Initiatives citoyennes pour lutter contre le chikungunya

’Comprendre la population pour la sensibiliser’

1er juin 2006

Que faire en attendant le centre de veille et de recherche pour bénéficier d’un système d’alerte réactif ? Jean Alain Cadet, membre du “Collectif Contre le chik” et initiateur du réseau citoyen “Vigichik”, pense qu’autorités et citoyens peuvent travailler main dans la main. Il y a des idées, il faut de la volonté et des moyens pour les concrétiser.

La mobilisation de toute une population est un objectif pour lutter contre l’épidémie. Son importance est souvent martelée, mais sa mise en application est encore abstraite. L’hiver austral appelle pourtant à la plus grande vigilance : de nouveaux cas sont recensés chaque semaine, le problème des déchets sauvages n’est pas réglé.

“Vigichik” : un projet approuvé

Depuis sa création officielle, le 16 mai dernier, le réseau citoyen de surveillance et d’alerte sanitaires “Vigichik” compte 100 observateurs qui font remonter, via le net, des informations de terrain utiles pour freiner la propagation de l’épidémie. "Le but est de mener "Vigichik" les autorités, être un relais, auprès des autorités, en leur signalant les gîtes potentiels, les nouveaux malades, ceux isolés, une reprise épidémique".
Jean-Alain Cadet compte sur l’adhésion d’au moins 1.000 Réunionnais pour couvrir l’ensemble du territoire, et ainsi fournir aux autorités des informations en temps réel. "La DRASS, qui doit piloter les secteurs d’intervention en fonction des signalements (et il semblerait qu’ils ne soient pas uniformes sur tout le territoire), a bien compris l’utilité de cet outil. Elle est en train de s’en saisir".
Le ministre de la Santé, lors de son passage à La Réunion, a lui-même approuvé la démarche et envisagé d’éventuelles aides exceptionnelles. Mais en attendant, les associations membres du projet poursuivent leurs collectages, avec leurs propres moyens, sans outil de médiatisation susceptible de générer de nouvelles volontés. "Notre but n’est pas de nous substituer aux autorités, mais de les aider, de leur apporter notre regard de terrain pour qu’elles se saisissent de l’initiative". C’est aussi un moyen concret de faire participer la population à la lutte.

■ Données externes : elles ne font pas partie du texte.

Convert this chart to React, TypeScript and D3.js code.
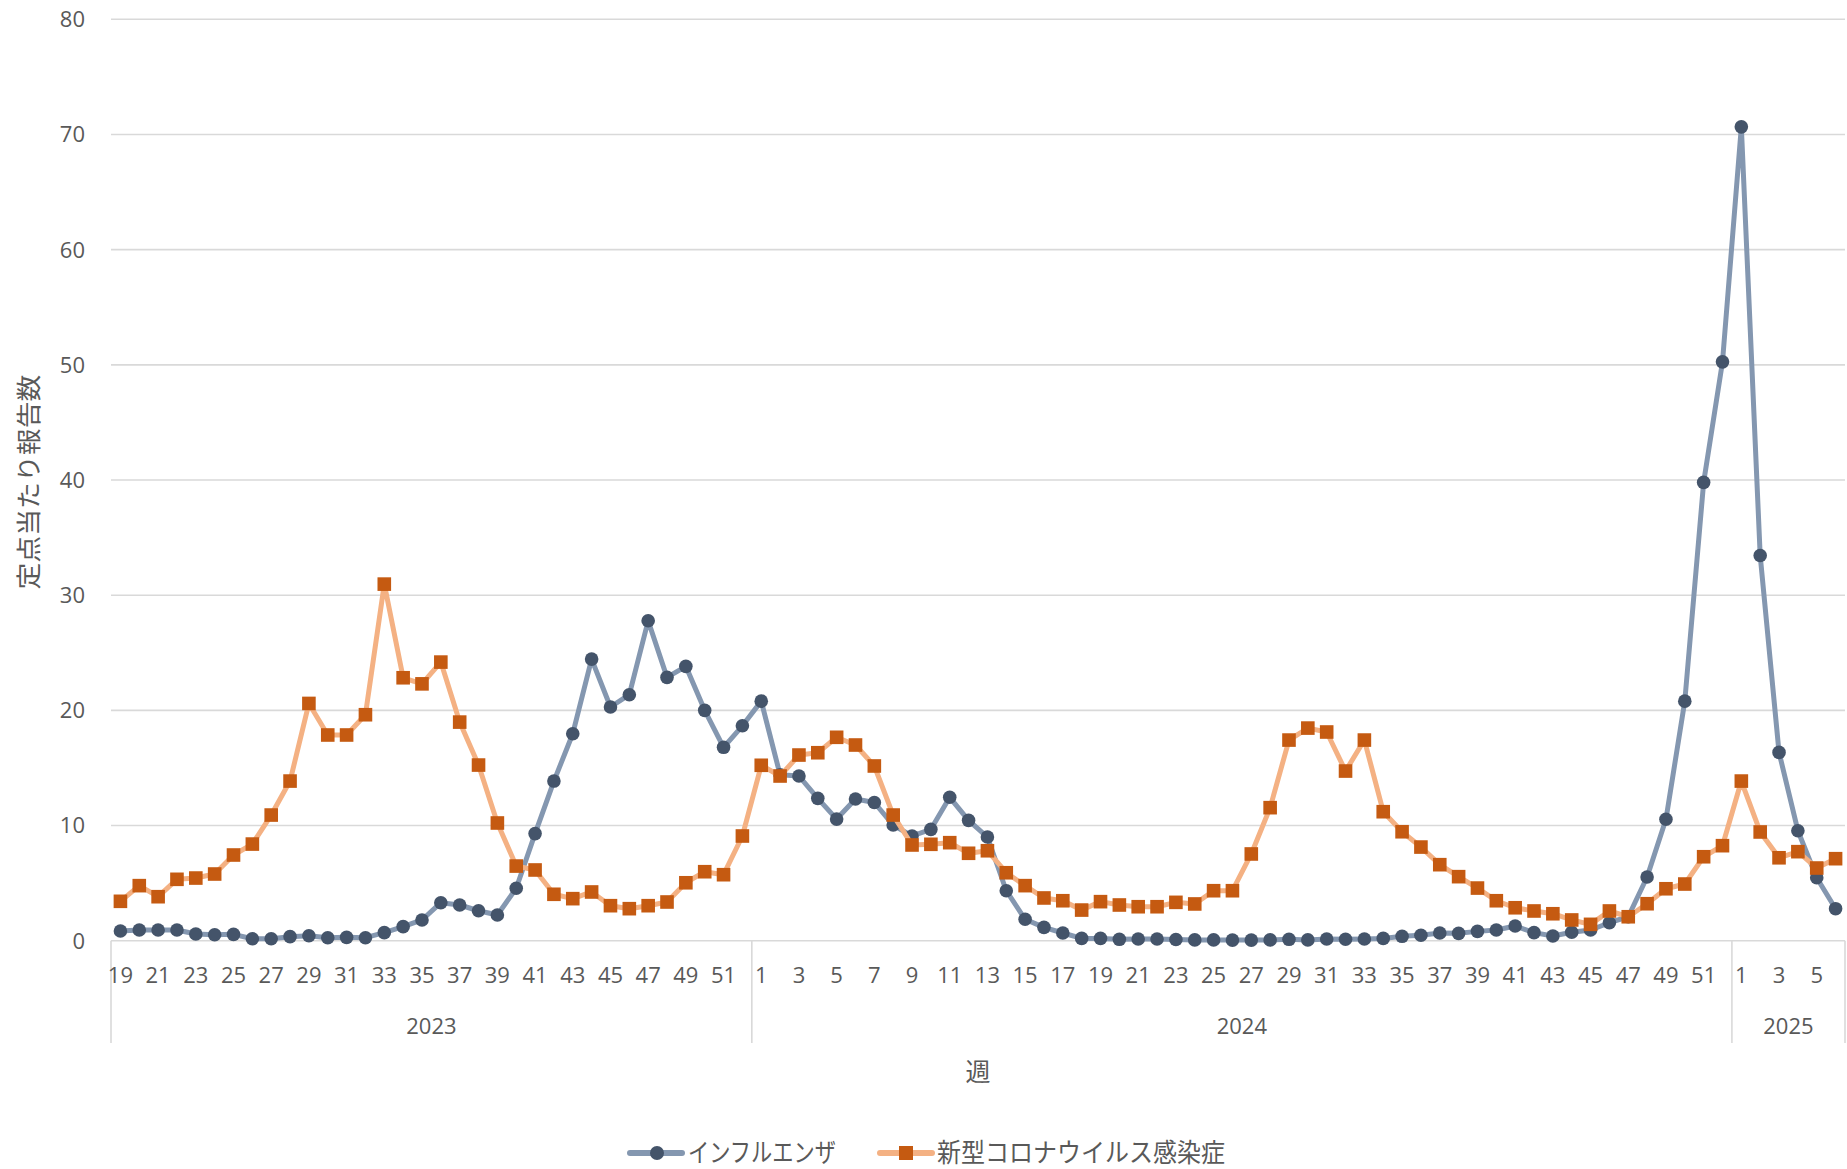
import React from 'react';
import * as d3 from 'd3';

const years = ['2023', '2024', '2025'];
const weeks2023 = d3.range(19, 53);
const weeks2024 = d3.range(1, 53);
const weeks2025 = d3.range(1, 7);

const flu2023 = [0.84, 0.93, 0.93, 0.93, 0.58, 0.52, 0.55, 0.17, 0.17, 0.35, 0.43, 0.26, 0.29, 0.26, 0.7, 1.22, 1.8, 3.3, 3.1, 2.6, 2.23, 4.55, 9.3, 13.86, 17.97, 24.45, 20.29, 21.36, 27.78, 22.86, 23.82, 20.0, 16.79, 18.66];
const flu2024 = [20.8, 14.4, 14.3, 12.36, 10.56, 12.3, 12.0, 10.04, 9.09, 9.67, 12.45, 10.45, 9.0, 4.34, 1.86, 1.16, 0.67, 0.2, 0.2, 0.12, 0.15, 0.15, 0.1, 0.07, 0.07, 0.05, 0.05, 0.07, 0.12, 0.07, 0.15, 0.13, 0.15, 0.2, 0.38, 0.47, 0.67, 0.64, 0.81, 0.93, 1.28, 0.7, 0.41, 0.73, 0.93, 1.56, 2.08, 5.53, 10.54, 20.8, 39.79, 50.26];
const flu2025 = [70.66, 33.45, 16.35, 9.55, 5.47, 2.78];

const covid2023 = [3.42, 4.78, 3.82, 5.33, 5.44, 5.79, 7.44, 8.39, 10.91, 13.86, 20.6, 17.86, 17.86, 19.62, 30.96, 22.83, 22.3, 24.19, 18.98, 15.25, 10.22, 6.48, 6.14, 4.03, 3.65, 4.23, 3.04, 2.78, 3.04, 3.36, 5.03, 5.99, 5.73, 9.09];
const covid2024 = [15.23, 14.3, 16.12, 16.32, 17.66, 16.99, 15.17, 10.91, 8.31, 8.37, 8.51, 7.59, 7.81, 5.9, 4.78, 3.71, 3.47, 2.66, 3.39, 3.1, 2.95, 2.95, 3.33, 3.19, 4.34, 4.34, 7.53, 11.55, 17.42, 18.46, 18.12, 14.73, 17.42, 11.2, 9.46, 8.13, 6.6, 5.56, 4.57, 3.47, 2.86, 2.58, 2.34, 1.8, 1.42, 2.58, 2.08, 3.21, 4.51, 4.92, 7.29, 8.25];
const covid2025 = [13.86, 9.44, 7.2, 7.73, 6.31, 7.12];

const yTicks = [0, 10, 20, 30, 40, 50, 60, 70, 80];
const seriesNames = ['インフルエンザ', '新型コロナウイルス感染症'];

const W = 1847;
const H = 1169;
const left = 111;
const right = 1845;
const top = 19.3;
const bottom = 940.7;

const textColor = '#595959';
const gridColor = '#D9D9D9';
const numFont = '"Segoe UI", "Open Sans", "Noto Sans", sans-serif';
const jpFont = '"Noto Sans CJK JP", sans-serif';

const App = () => {
    const weekGroups = [weeks2023, weeks2024, weeks2025];
    const cats = [];
    weekGroups.forEach((ws, gi) => ws.forEach(w => cats.push({ key: `${years[gi]}-${w}`, year: years[gi], week: w })));

    const flu = [...flu2023, ...flu2024, ...flu2025];
    const covid = [...covid2023, ...covid2024, ...covid2025];

    const x = d3.scaleBand().domain(cats.map(c => c.key)).range([left, right]).paddingInner(0).paddingOuter(0);
    const y = d3.scaleLinear().domain([0, 80]).range([bottom, top]);
    const cx = i => x(cats[i].key) + x.bandwidth() / 2;

    const line = d3.line().x((d, i) => cx(i)).y(d => y(d));

    // year boundaries on the category axis
    const bounds = [];
    let start = 0;
    weekGroups.forEach((ws, gi) => {
        const s = x(cats[start].key);
        const e = x(cats[start + ws.length - 1].key) + x.bandwidth();
        bounds.push({ year: years[gi], s, e });
        start += ws.length;
    });

    const axisBottom = 1043;
    const ly = 1153;

    return (
        <svg width={W} height={H} style={{ position: 'fixed', left: 0, top: 0, background: '#fff' }}>
            <rect width={W} height={H} fill="#fff" />
            {/* grid */}
            {yTicks.map(t => (
                <g key={t}>
                    <line x1={left} x2={right} y1={y(t)} y2={y(t)} stroke={gridColor} strokeWidth={1.6} />
                    <text x={85} y={y(t)} dy="0.36em" textAnchor="end" fill={textColor}
                          fontFamily={numFont} fontSize={22}>{t}</text>
                </g>
            ))}
            {/* category axis separators */}
            {[bounds[0].s, ...bounds.map(b => b.e)].map((bx, i) => (
                <line key={i} x1={bx} x2={bx} y1={bottom} y2={axisBottom} stroke={gridColor} strokeWidth={1.6} />
            ))}
            {cats.map((c, i) => (c.week % 2 === 1 ? (
                <text key={c.key} x={cx(i)} y={983} textAnchor="middle" fill={textColor}
                      fontFamily={numFont} fontSize={22}>{c.week}</text>
            ) : null))}
            {bounds.map(b => (
                <text key={b.year} x={(b.s + b.e) / 2} y={1034} textAnchor="middle" fill={textColor}
                      fontFamily={numFont} fontSize={22}>{b.year}</text>
            ))}
            {/* axis titles */}
            <text x={978} y={1072} dy="0.35em" textAnchor="middle" fill={textColor}
                  fontFamily={jpFont} fontSize={25}>週</text>
            <text transform="translate(29 482) rotate(-90)" textAnchor="middle" dy="0.35em" fill={textColor}
                  fontFamily={jpFont} fontSize={25} textLength={215} lengthAdjust="spacingAndGlyphs">定点当たり報告数</text>

            {/* influenza */}
            <path d={line(flu)} fill="none" stroke="#8497B0" strokeWidth={5} strokeLinejoin="round" />
            {flu.map((v, i) => (
                <circle key={i} cx={cx(i)} cy={y(v)} r={6.8} fill="#44546A" />
            ))}
            {/* covid */}
            <path d={line(covid)} fill="none" stroke="#F4B183" strokeWidth={5} strokeLinejoin="round" />
            {covid.map((v, i) => (
                <rect key={i} x={cx(i) - 6.8} y={y(v) - 6.8} width={13.6} height={13.6} fill="#C55A11" />
            ))}

            {/* legend */}
            <g>
                <line x1={630} x2={682} y1={ly} y2={ly} stroke="#8497B0" strokeWidth={6} strokeLinecap="round" />
                <circle cx={657} cy={ly} r={7} fill="#44546A" />
                <text x={688} y={ly} dy="0.36em" fill={textColor} fontFamily={jpFont} fontSize={26}
                      textLength={148} lengthAdjust="spacingAndGlyphs">{seriesNames[0]}</text>
                <line x1={880} x2={932} y1={ly} y2={ly} stroke="#F4B183" strokeWidth={6} strokeLinecap="round" />
                <rect x={906 - 7} y={ly - 7} width={14} height={14} fill="#C55A11" />
                <text x={937} y={ly} dy="0.36em" fill={textColor} fontFamily={jpFont} fontSize={26}
                      textLength={288} lengthAdjust="spacingAndGlyphs">{seriesNames[1]}</text>
            </g>
        </svg>
    );
};

export default App;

"Il faut un effort continu"

Les expérimentations au sein des quartiers menées en début d’année par “Collectif Contre le chik” (CCC) montrent également que la proximité est indispensable pour faire participer la population. "Les campagnes télé ont mobilisé beaucoup d’argent sans produire leur effet, constate le militant associatif pour qui, il faut mieux cerner et tenter de comprendre la population pour la sensibiliser. Sur les quartiers, la plus grosse difficulté n’est pas le travail avec la population, paradoxalement, mais le travail avec les "autorités". Les équipes municipales ont leur système de fonctionnement, elles ont du mal à s’adapter à un petit changement".
En répondant aux questions de la population, en instaurant des échanges ouverts, faisant de la prévention active, menant des opérations de nettoyage... "On va tous dans la même direction pour lutter contre le vecteur. C’est long, mais il faut un effort continu qui prenne en compte l’avis de la population". C’est ce que tente de faire entendre CCC aux autorités.

La piste Bio

Et CCC a d’autres projets en tête, d’autres pistes à explorer. Permettre à chaque foyer d’avoir des produits de lutte biologique, en vente libre, est l’une d’entre elles. L’association vérifie actuellement leur efficacité sur une ou deux maisons, un terrain infesté, avant d’essayer sur un plus large périmètre, à l’échelle d’une ville. "Nous avons tiré comme enseignement de nos précédentes expériences qu’il faut bien préparer les choses avec tous les acteurs. Il ne suffit pas d’avoir des idées, mais il faut que la population adhère et pour le cas, il faudra un maire qui s’inscrit dans la même dynamique d’initiative citoyenne. Si on s’y met tous, il n’y a aucune raison que cela ne marche pas".

Stéphanie Longeras


An plis ke sa

Trop de décharges sauvages

Les signalements transmis au réseau citoyen “Vigichik” via le net concernent en majorité des décharges sauvages. "Je fais partie des gens plutôt sceptiques, confie Jean Alain Cadet. Il y a trop de sources de gîtes potentiels pour dire que l’épidémie va être jugulée si on ne met pas le turbo. Les lieux inaccessibles, les sources publiques doivent être attaquées. Certes les militaires n’ont pas pour mission de nettoyer, mais on ne peut pas compter sur l’incinérateur pour régler le problème".